For some reason, when the schedules for this Globe season were announced, the idea of an all male Richard II sounded natural. After all, this was how things were done in the playwright's time. It was harder to conceive the impact of the all female Richard III and, still to come, The Taming of the Shrew.
It is a pleasure to be able to report that a violent play about a loathsome man can be cast entirely for women and work perfectly from the first line. The fact that this is delivered by the wonderful Kathryn Hunter, a worthy counterpart to Mark Rylance's Richard II helps no end.
Miss Hunter makes a superbly evil King with a wry sense of humour and her gender is never an issue. Her physical work is the result of six weeks labour under movement coach Glynn MacDonald, and is a real achievement. This Richard is horribly crippled with his right hand and arm twisted and his right foot never landing squarely on the ground. For 3¼ hours Miss Hunter rarely puts a foot wrong. She even remains in character in the Globe's traditional closing dance.
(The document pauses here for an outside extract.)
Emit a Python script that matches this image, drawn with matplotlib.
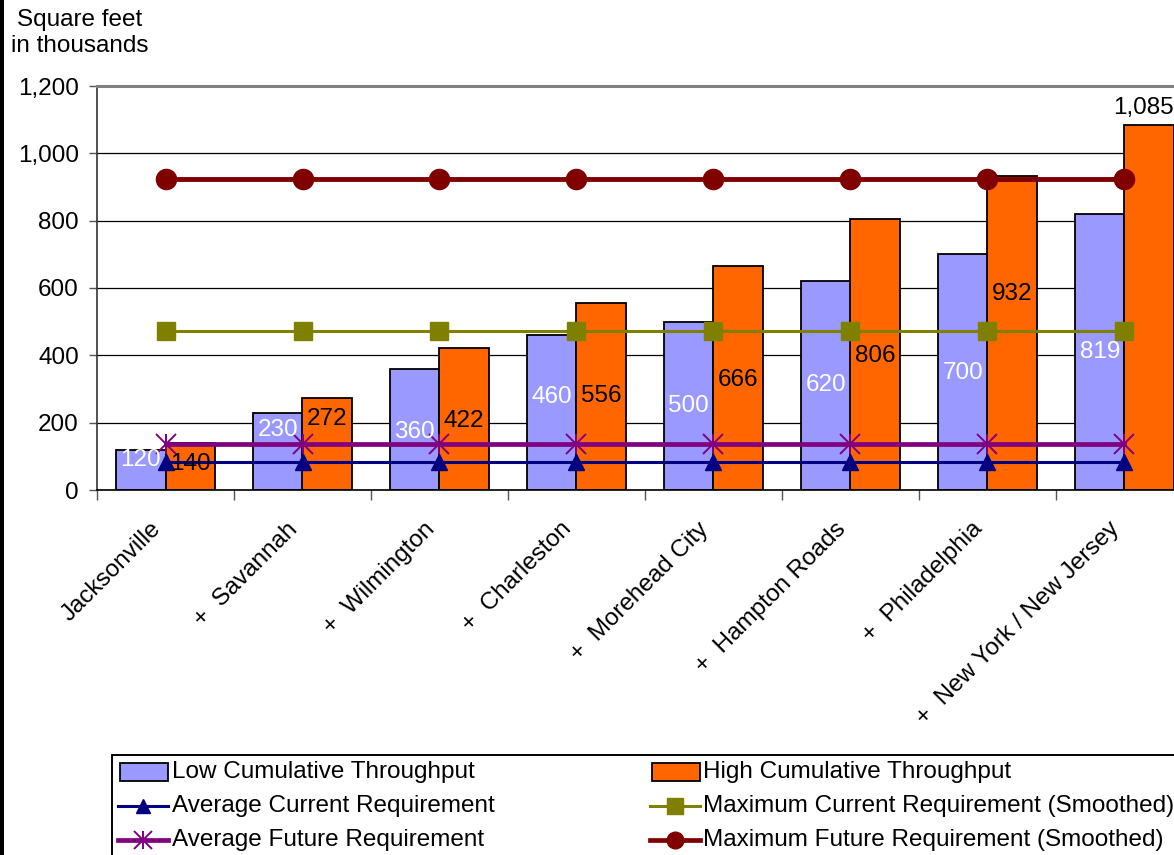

Master of Play (Director) Barry Kyle's strengths are in drawing great speeches from his actors and in creating set-pieces. At various points, the King, Linda Bassett as Queen Margaret, Amanda Harris as Buckingham and Louise Bush as Richmond have chances to shine and all take them.
There are also poignant moments as the murders at Richard's behest mount; with the reported deaths of the two little princes, ideal roles for ladies, particularly sad.
Kyle's vision of Richard's victims attacking his dreams at Bosworth Field is also striking, as the white-clad, bloodied ghosts assail the King while comforting his rival, Richmond.
The doubling of parts in this production does cause some confusion as it is not always quite clear who some of the minor characters are, but with that proviso, this ladies' night is a real success for the Globe and nicely complements the gentlemen in Richard II.